## Dataset content
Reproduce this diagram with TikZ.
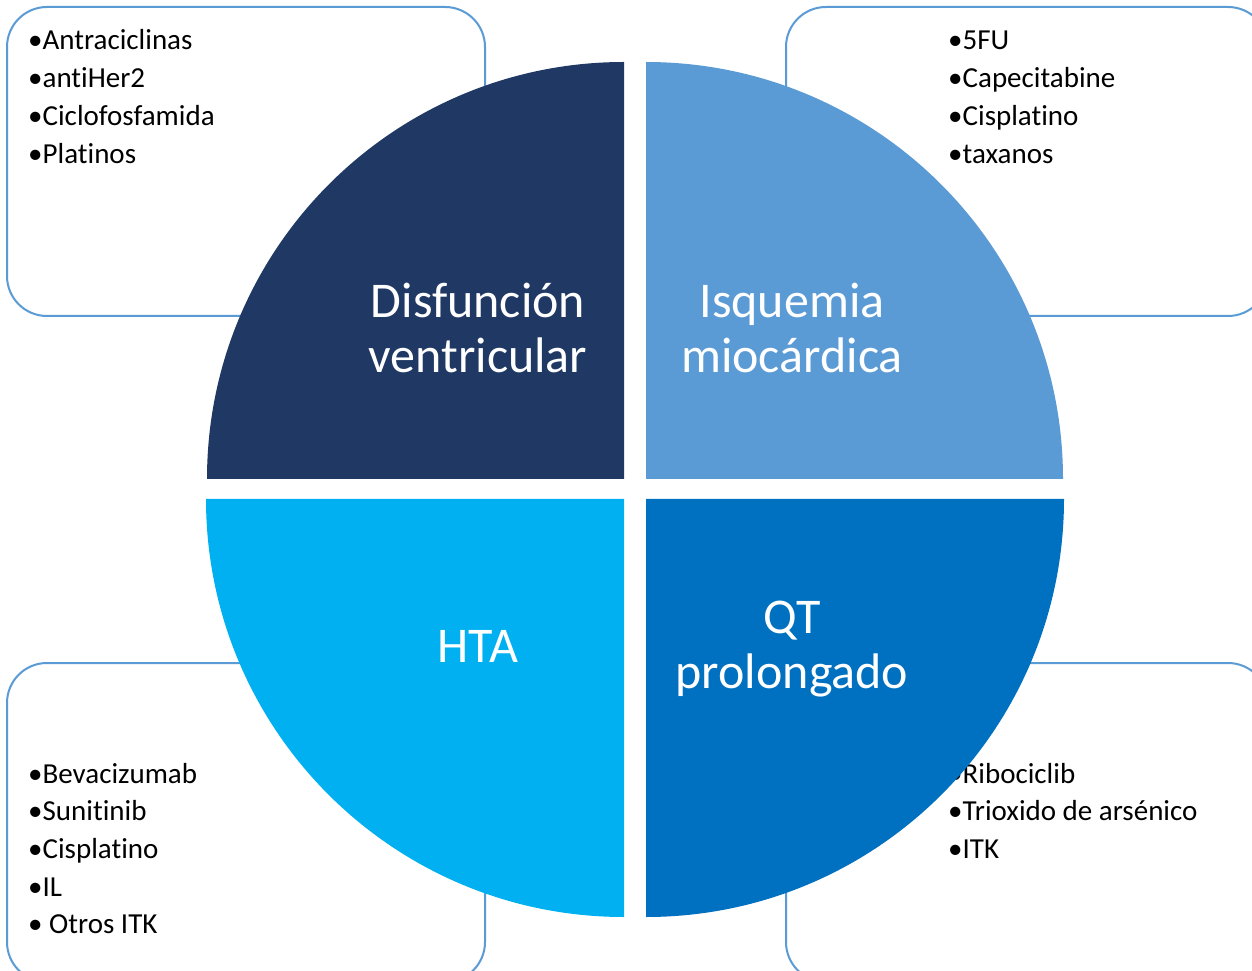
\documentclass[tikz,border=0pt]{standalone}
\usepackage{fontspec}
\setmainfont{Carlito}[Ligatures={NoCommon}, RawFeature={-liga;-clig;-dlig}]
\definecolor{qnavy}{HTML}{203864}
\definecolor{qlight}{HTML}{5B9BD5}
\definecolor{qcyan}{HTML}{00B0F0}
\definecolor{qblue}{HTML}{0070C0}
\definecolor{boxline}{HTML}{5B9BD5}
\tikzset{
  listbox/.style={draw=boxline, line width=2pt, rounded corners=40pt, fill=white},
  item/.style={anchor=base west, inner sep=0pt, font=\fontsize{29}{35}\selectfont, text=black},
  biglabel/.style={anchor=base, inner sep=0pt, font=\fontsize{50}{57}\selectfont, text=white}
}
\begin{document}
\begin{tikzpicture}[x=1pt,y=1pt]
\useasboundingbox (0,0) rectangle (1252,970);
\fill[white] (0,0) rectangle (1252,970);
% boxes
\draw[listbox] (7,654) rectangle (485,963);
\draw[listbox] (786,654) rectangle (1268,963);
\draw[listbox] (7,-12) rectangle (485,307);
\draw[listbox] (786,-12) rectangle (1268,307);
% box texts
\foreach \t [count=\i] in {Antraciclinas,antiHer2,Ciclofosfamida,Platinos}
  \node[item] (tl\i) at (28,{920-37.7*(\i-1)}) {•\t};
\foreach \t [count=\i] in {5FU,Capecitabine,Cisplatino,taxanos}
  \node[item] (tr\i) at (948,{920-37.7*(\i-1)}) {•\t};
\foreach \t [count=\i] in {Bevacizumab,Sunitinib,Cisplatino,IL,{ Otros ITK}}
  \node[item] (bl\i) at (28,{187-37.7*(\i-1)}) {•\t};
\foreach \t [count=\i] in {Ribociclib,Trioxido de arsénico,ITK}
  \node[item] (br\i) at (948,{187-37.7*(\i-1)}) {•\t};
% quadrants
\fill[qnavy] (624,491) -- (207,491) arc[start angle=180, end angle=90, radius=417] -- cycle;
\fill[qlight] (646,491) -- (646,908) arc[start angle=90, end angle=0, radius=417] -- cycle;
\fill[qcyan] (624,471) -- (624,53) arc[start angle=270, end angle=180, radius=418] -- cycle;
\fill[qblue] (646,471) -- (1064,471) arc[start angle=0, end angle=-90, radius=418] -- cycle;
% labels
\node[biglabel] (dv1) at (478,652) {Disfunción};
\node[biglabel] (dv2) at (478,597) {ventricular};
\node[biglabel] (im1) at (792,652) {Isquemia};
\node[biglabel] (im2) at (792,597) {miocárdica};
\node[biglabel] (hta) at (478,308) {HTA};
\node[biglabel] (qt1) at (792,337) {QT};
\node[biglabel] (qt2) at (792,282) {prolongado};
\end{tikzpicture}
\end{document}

## Short exercise
Leaving out the pictures, repeat the data above exactly.

## Solved problem
Reproduce this diagram with TikZ.
\documentclass[tikz,border=0pt]{standalone}
\usepackage{fontspec}
\setmainfont{Carlito}[Ligatures={NoCommon}, RawFeature={-liga;-clig;-dlig}]
\definecolor{qnavy}{HTML}{203864}
\definecolor{qlight}{HTML}{5B9BD5}
\definecolor{qcyan}{HTML}{00B0F0}
\definecolor{qblue}{HTML}{0070C0}
\definecolor{boxline}{HTML}{5B9BD5}
\tikzset{
  listbox/.style={draw=boxline, line width=2pt, rounded corners=40pt, fill=white},
  item/.style={anchor=base west, inner sep=0pt, font=\fontsize{29}{35}\selectfont, text=black},
  biglabel/.style={anchor=base, inner sep=0pt, font=\fontsize{50}{57}\selectfont, text=white}
}
\begin{document}
\begin{tikzpicture}[x=1pt,y=1pt]
\useasboundingbox (0,0) rectangle (1252,970);
\fill[white] (0,0) rectangle (1252,970);
% boxes
\draw[listbox] (7,654) rectangle (485,963);
\draw[listbox] (786,654) rectangle (1268,963);
\draw[listbox] (7,-12) rectangle (485,307);
\draw[listbox] (786,-12) rectangle (1268,307);
% box texts
\foreach \t [count=\i] in {Antraciclinas,antiHer2,Ciclofosfamida,Platinos}
  \node[item] (tl\i) at (28,{920-37.7*(\i-1)}) {•\t};
\foreach \t [count=\i] in {5FU,Capecitabine,Cisplatino,taxanos}
  \node[item] (tr\i) at (948,{920-37.7*(\i-1)}) {•\t};
\foreach \t [count=\i] in {Bevacizumab,Sunitinib,Cisplatino,IL,{ Otros ITK}}
  \node[item] (bl\i) at (28,{187-37.7*(\i-1)}) {•\t};
\foreach \t [count=\i] in {Ribociclib,Trioxido de arsénico,ITK}
  \node[item] (br\i) at (948,{187-37.7*(\i-1)}) {•\t};
% quadrants
\fill[qnavy] (624,491) -- (207,491) arc[start angle=180, end angle=90, radius=417] -- cycle;
\fill[qlight] (646,491) -- (646,908) arc[start angle=90, end angle=0, radius=417] -- cycle;
\fill[qcyan] (624,471) -- (624,53) arc[start angle=270, end angle=180, radius=418] -- cycle;
\fill[qblue] (646,471) -- (1064,471) arc[start angle=0, end angle=-90, radius=418] -- cycle;
% labels
\node[biglabel] (dv1) at (478,652) {Disfunción};
\node[biglabel] (dv2) at (478,597) {ventricular};
\node[biglabel] (im1) at (792,652) {Isquemia};
\node[biglabel] (im2) at (792,597) {miocárdica};
\node[biglabel] (hta) at (478,308) {HTA};
\node[biglabel] (qt1) at (792,337) {QT};
\node[biglabel] (qt2) at (792,282) {prolongado};
\end{tikzpicture}
\end{document}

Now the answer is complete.